Democrats and Republicans are reportedly “not that far apart” from getting a deal, although some GOP legislators are pushing for increased defense spending. If both sides fail to reach an agreement, it could result in an interim spending bill in order to keep the government open.

During a two-day appearance on Capitol Hill this week, Federal Reserve Chairman Jerome Powell urged Congress to raise the debt ceiling, while warning that the U.S. was on an “unsustainable path in the sense that spending is growing faster than the economy.”

“It's essential that Congress raise the debt ceiling right away so the United States government can pay all of its bills when asked,” Powell said on Thursday before the Senate Finance Committee. “Any other outcome is unthinkable. We’ve always paid our bills, and it simply must happen that Congress raises the debt ceiling.”

But what is the debt ceiling, which is often used a political football – and how could it affect individual Americans if Congress fails to raise the cap?

The debt ceiling -- which is currently set at $20.46 trillion -- is the legal limit on the total amount of debt that the federal government can accrue; according to the Committee for a Responsible Federal Budget, it applies to both the $16.2 trillion held by the public, and the $5.9 trillion owed by the government.

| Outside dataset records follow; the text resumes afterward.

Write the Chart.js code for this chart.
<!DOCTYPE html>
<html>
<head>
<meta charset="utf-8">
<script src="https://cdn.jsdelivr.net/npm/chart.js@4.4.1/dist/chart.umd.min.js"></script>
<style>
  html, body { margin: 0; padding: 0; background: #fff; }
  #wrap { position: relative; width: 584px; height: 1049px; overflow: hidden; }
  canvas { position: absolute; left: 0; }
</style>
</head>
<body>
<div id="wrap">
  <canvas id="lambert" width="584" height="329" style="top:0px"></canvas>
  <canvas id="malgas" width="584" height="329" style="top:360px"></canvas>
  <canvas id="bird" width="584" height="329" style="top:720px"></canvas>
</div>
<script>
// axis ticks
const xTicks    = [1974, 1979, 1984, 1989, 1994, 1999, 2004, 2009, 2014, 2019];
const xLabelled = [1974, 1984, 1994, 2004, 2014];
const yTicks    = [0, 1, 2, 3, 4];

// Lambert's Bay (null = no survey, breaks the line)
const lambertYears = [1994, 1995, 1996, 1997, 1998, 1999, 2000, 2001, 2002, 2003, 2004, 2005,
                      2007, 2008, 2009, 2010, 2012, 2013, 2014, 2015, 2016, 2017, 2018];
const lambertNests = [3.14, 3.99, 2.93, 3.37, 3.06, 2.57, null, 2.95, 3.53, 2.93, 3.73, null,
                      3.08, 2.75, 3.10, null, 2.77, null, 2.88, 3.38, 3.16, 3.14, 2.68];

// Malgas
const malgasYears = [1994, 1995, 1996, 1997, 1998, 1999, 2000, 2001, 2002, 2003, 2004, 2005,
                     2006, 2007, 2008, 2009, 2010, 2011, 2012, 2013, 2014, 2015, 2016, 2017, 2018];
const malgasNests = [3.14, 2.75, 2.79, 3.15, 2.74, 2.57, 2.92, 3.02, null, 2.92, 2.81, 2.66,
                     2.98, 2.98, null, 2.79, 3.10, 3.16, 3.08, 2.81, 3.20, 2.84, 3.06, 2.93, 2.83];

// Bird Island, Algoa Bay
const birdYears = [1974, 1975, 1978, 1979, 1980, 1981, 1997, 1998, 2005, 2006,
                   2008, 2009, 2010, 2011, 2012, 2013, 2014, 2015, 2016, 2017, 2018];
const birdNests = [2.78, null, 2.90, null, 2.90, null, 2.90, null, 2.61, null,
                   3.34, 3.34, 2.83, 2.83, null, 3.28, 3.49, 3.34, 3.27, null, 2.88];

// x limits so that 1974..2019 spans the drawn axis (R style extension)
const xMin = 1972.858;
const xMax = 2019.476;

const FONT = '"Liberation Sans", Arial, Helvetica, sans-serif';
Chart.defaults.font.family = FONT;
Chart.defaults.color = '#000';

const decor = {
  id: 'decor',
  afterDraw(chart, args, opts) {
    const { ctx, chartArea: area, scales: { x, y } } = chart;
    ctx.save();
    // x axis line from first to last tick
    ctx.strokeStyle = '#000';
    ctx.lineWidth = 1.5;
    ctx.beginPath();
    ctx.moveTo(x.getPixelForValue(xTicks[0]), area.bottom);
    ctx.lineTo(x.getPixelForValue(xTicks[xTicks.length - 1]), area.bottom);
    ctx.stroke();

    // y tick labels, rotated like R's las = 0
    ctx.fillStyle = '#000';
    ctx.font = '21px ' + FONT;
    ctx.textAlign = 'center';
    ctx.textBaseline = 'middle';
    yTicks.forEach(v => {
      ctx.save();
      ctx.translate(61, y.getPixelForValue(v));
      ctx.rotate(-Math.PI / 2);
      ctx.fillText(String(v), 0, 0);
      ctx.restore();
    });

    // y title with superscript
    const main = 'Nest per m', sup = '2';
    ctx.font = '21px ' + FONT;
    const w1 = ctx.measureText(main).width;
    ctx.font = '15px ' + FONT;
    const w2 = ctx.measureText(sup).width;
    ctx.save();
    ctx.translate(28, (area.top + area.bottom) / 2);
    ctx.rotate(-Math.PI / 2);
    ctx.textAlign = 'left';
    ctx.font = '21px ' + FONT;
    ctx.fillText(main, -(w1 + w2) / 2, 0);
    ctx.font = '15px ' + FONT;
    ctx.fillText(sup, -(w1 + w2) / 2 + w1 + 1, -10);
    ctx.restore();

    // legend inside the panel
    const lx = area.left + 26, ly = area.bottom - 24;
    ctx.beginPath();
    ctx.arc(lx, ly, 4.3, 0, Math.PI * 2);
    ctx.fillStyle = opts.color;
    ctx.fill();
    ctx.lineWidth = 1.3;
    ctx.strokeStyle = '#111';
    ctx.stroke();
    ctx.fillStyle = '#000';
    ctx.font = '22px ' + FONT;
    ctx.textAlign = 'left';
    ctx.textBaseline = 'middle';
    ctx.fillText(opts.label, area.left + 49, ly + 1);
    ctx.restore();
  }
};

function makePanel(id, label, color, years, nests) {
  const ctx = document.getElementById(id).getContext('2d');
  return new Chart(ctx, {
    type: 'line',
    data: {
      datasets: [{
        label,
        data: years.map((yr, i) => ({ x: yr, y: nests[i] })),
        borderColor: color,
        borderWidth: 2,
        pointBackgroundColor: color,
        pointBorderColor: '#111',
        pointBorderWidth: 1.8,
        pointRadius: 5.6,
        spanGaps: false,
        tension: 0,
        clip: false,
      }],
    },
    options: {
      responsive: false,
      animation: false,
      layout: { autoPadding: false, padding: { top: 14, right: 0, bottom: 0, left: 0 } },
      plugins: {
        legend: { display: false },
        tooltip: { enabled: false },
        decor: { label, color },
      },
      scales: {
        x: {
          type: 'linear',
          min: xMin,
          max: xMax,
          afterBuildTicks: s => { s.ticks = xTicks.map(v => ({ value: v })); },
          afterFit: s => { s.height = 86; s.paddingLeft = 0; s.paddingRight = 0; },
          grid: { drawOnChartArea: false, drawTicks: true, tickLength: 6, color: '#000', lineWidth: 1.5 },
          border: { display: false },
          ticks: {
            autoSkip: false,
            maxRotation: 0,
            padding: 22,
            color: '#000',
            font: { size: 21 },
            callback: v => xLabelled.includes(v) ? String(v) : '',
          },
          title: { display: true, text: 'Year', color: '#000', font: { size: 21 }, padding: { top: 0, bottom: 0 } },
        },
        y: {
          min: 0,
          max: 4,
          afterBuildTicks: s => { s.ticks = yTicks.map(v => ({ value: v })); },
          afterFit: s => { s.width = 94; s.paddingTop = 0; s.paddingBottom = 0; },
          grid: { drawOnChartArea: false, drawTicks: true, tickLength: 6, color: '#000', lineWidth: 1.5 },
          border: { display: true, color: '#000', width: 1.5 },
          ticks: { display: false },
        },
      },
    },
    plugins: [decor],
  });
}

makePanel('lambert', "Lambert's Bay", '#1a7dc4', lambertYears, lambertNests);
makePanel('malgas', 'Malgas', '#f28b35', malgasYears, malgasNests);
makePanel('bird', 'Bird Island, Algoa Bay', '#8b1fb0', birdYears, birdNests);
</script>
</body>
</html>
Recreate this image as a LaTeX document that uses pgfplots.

If Congress is unable to increase the debt limit, the U.S. Treasury would enter uncharted territory, incapable of paying bills -- including payments to Social Security beneficiaries, government employees or service members -- since it would have no cash on hand.

Therefore, the federal government would have to temporarily default on some of its obligations, which could have serious and negative economic implications. Interest rates would likely spike, and demand for Treasuries would drop; even the threat of a default can cause borrowing costs to increase.

And if interest rates for Treasuries increase, expect interest rates across the country to rise, affecting car loans, credit cards, home mortgages, business investments and other costs of borrowing.

Many experts, however, believe that mass economic chaos from the U.S. defaulting on its debt is unlikely. Congress raises the ceiling when it needs to do so; since the creation of the debt limit in 1917, Congress has raised it 110 times.

“Even if extraordinary measures and Treasury cash on hand ran out, it still wouldn’t mean default,” Fisher Investments said in a recent RealClearMarkets editorial. “Default doesn’t mean delaying payments to vendors, Social Security or other supposed obligations. It is one thing and one thing only: failing to pay interest or repay principal on maturing debt.”


Powell seemed to agree with that sentiment on Wednesday, while testifying before the House Financial Services Committee.

“I think down the road at some point, ultimately, there’s a price to pay here in higher rates,” he said. “That has to be true at some point, although Japan has far higher debt to GDP than we do, and far lower interest rates."